Qualcomm (NASDAQ: QCOM), which has lost several key battles in patent infringement cases with Irvine, Calif.-based Broadcom (NASDAQ: BRCM) in the last few years, said on Sunday it would make its first payment of $200 million to Broadcom in the current quarter.
On Thursday, Qualcomm had rescheduled its quarterly earnings call at the last minute saying it was in advanced settlement talks with Broadcom, with which it had been fighting since 2005 in a battle spanning three continents.
"It's clearly costing Qualcomm a lot but it's best for both companies to move on." said Snyder. "It's a win for Broadcom."
The settlement will result in the dismissal of all litigation between the companies, including patent infringement claims Broadcom brought against Qualcomm at the International Trade Commission and a court in Santa Ana, Calif.
The companies also agreed not to assert patents against each other for their respective chip products and certain other products and services. And Broadcom said it will withdraw its complaints against Qualcomm to the European Commission and the Korea Fair Trade Commission as part of the deal.
The settlement does not necessarily mean that the Korean and European regulators drop their investigations. But Qualcomm general counsel Donald Rosenberg told Reuters in a interview he hoped they would look favorably on the Broadcom deal and on Qualcomm's settlement last year with leading cellphone maker Nokia (NYSE: NOK) after their drawn-out legal fight.

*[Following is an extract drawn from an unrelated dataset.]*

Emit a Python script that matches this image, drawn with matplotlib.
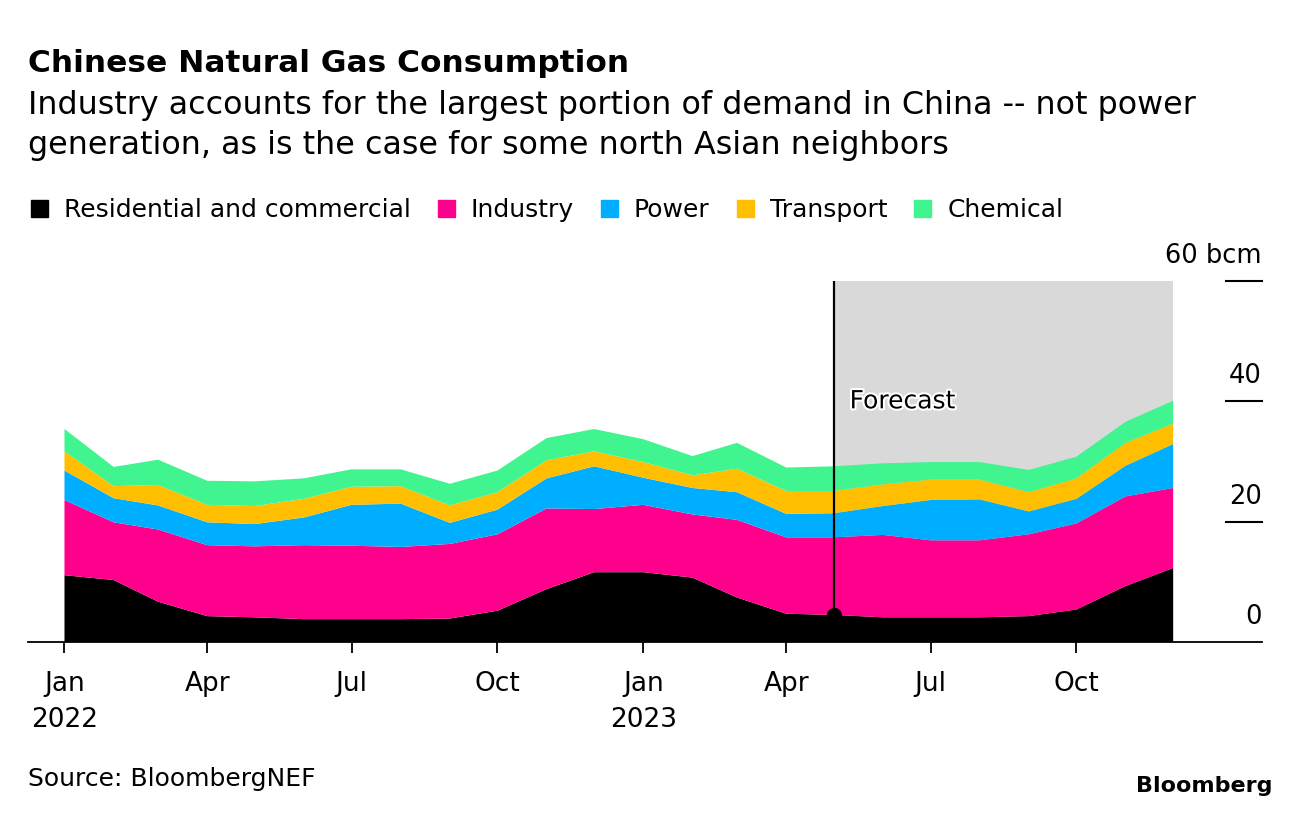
import matplotlib
matplotlib.use("Agg")
import matplotlib.pyplot as plt
import matplotlib.patheffects as pe
import matplotlib.transforms as mtransforms
from matplotlib.patches import Rectangle
import pandas as pd

# ---- data (bcm per month) ----
months = pd.date_range("2022-01-01", periods=24, freq="MS")

residential = [11.1, 10.3, 6.7, 4.3, 4.1, 3.8, 3.8, 3.8, 3.9, 5.2, 8.8, 11.6,
               11.6, 10.7, 7.4, 4.7, 4.5, 4.1, 4.1, 4.1, 4.3, 5.4, 9.3, 12.3]
industry = [12.5, 9.6, 12.0, 11.8, 11.8, 12.3, 12.2, 12.0, 12.4, 12.7, 13.4, 10.5,
            11.2, 10.5, 12.9, 12.7, 12.9, 13.7, 12.8, 12.8, 13.6, 14.3, 14.9, 13.3]
power = [4.9, 4.0, 4.0, 3.8, 3.7, 4.6, 6.8, 7.2, 3.5, 4.1, 5.0, 7.1,
         4.5, 4.4, 4.6, 3.9, 4.0, 4.8, 6.7, 6.8, 3.8, 4.1, 5.1, 7.3]
transport = [3.2, 2.0, 3.4, 2.9, 3.0, 3.1, 3.0, 2.9, 2.9, 2.9, 3.0, 2.5,
             2.6, 2.1, 3.9, 3.8, 3.7, 3.6, 3.4, 3.3, 3.2, 3.4, 3.8, 3.4]
chemical = [3.7, 3.2, 4.2, 4.0, 4.1, 3.4, 2.9, 2.8, 3.6, 3.6, 3.7, 3.7,
            3.8, 3.2, 4.3, 3.9, 4.1, 3.5, 2.9, 2.9, 3.7, 3.6, 3.5, 3.8]

series_names = ["Residential and commercial", "Industry", "Power", "Transport", "Chemical"]
colors = ["#000000", "#ff008c", "#00aeff", "#ffbf00", "#40f490"]

forecast_start = pd.Timestamp("2023-05-01")

tick_dates = pd.to_datetime(["2022-01-01", "2022-04-01", "2022-07-01", "2022-10-01",
                             "2023-01-01", "2023-04-01", "2023-07-01", "2023-10-01"])
tick_labels = ["Jan\n2022", "Apr", "Jul", "Oct", "Jan\n2023", "Apr", "Jul", "Oct"]

y_ticks = [0, 20, 40, 60]
y_labels = ["0", "20", "40", "60 bcm"]

# ---- figure ----
W, H = 1296, 818
plt.rcParams["font.family"] = ["DejaVu Sans"]

fig = plt.figure(figsize=(W / 100, H / 100), dpi=100)
ax = fig.add_axes([28 / W, 1 - 642 / H, 1234 / W, 361 / H])

ax.axvspan(forecast_start, months[-1], color="#d9d9d9", lw=0, zorder=0)
ax.stackplot(months, residential, industry, power, transport, chemical,
             colors=colors, lw=0, zorder=1)
ax.axvline(forecast_start, color="black", lw=1.6, zorder=3)
i_fc = list(months).index(forecast_start)
ax.plot([forecast_start], [residential[i_fc]], "o", color="black", ms=10, zorder=4)

ax.text(forecast_start + pd.Timedelta(days=10), 40, "Forecast", fontsize=18,
        va="center", ha="left", zorder=5,
        path_effects=[pe.withStroke(linewidth=3, foreground="white")])

ax.set_ylim(0, 60)
ax.set_xlim(months[0] - pd.Timedelta(days=23), months[0] + pd.Timedelta(days=755))

for s in ["top", "left", "right"]:
    ax.spines[s].set_visible(False)
ax.spines["bottom"].set_linewidth(1.3)
ax.spines["bottom"].set_zorder(6)

ax.set_xticks(tick_dates)
ax.set_xticklabels(tick_labels)
ax.tick_params(axis="x", direction="out", length=8, width=1.3, pad=13, labelsize=19)
for lbl in ax.get_xticklabels():
    lbl.set_linespacing(1.5)
ax.set_yticks([])

# right-hand value labels sitting above short rules
ytr = ax.get_yaxis_transform()
lab_tr = mtransforms.offset_copy(ytr, fig=fig, x=0, y=18, units="dots")
for v, lab in zip(y_ticks, y_labels):
    if v > 0:
        ax.plot([1 - 36 / 1234, 1], [v, v], color="black", lw=1.5,
                transform=ytr, clip_on=False)
    ax.text(1, v, lab, transform=lab_tr, ha="right", va="baseline", fontsize=18.5)

# ---- titles ----
def fx(px):
    return px / W

def fy(py):
    return 1 - py / H

fig.text(fx(28), fy(72), "Chinese Natural Gas Consumption", fontsize=22.5,
         fontweight="bold", va="baseline")
fig.text(fx(28), fy(114), "Industry accounts for the largest portion of demand in China -- not power",
         fontsize=22.9, va="baseline")
fig.text(fx(28), fy(154), "generation, as is the case for some north Asian neighbors",
         fontsize=22.9, va="baseline")

# ---- legend ----
renderer = fig.canvas.get_renderer()
x = 31
for name, c in zip(series_names, colors):
    fig.patches.append(Rectangle((fx(x), fy(217)), 17 / W, 17 / H, color=c,
                                 transform=fig.transFigure, figure=fig))
    t = fig.text(fx(x + 33), fy(217), name, fontsize=18, va="baseline")
    x = x + 33 + t.get_window_extent(renderer).width + 27

# ---- footer ----
fig.text(fx(28), fy(786), "Source: BloombergNEF", fontsize=18, va="baseline")
fig.text(fx(1272), fy(792), "Bloomberg", fontsize=16, fontweight="bold",
         va="baseline", ha="right")

fig.savefig("out.png", dpi=100)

Distraction for management
Rosenberg said San Diego-based Qualcomm decided to shoulder the payment because it wanted to put the battle behind it as legal bills mounted with no clear end in sight for what was a distraction for management, legal and engineering resources.
"The goal here is to eliminate the need for litigation Going forward," said Rosenberg, adding that lawyers had been working around the clock at Qualcomm and Broadcom for a couple of weeks in the hope of reaching an agreement.
Rosenberg also said he was worried that a recent a ruling in the companies' Santa Ana case had the potential to widen the scope of an injunction against Qualcomm on the sale of products that were found to infringe on a Broadcom patent. The worry was that it could have ended up disrupting customers, which include cellphone makers and wireless network operators.
"We'd become increasingly troubled by some of the court's rulings in that case that we felt threatened to broaden the scope of the injunction," he said, describing one part of the reasoning behind the deal. "The strongest element was the desire on both our parts to focus on our businesses."
Qualcomm, which makes a large part of its profits from selling licenses that draw on its wireless technology patents, said the agreement will not change its licensing revenue model for existing third generation high-speed wireless technologies or for emerging fourth generation technologies.
For example, even if Qualcomm does not assert patents against Broadcom, it can still collect royalties from customers of Broadcom's cellphone chips, Rosenberg said.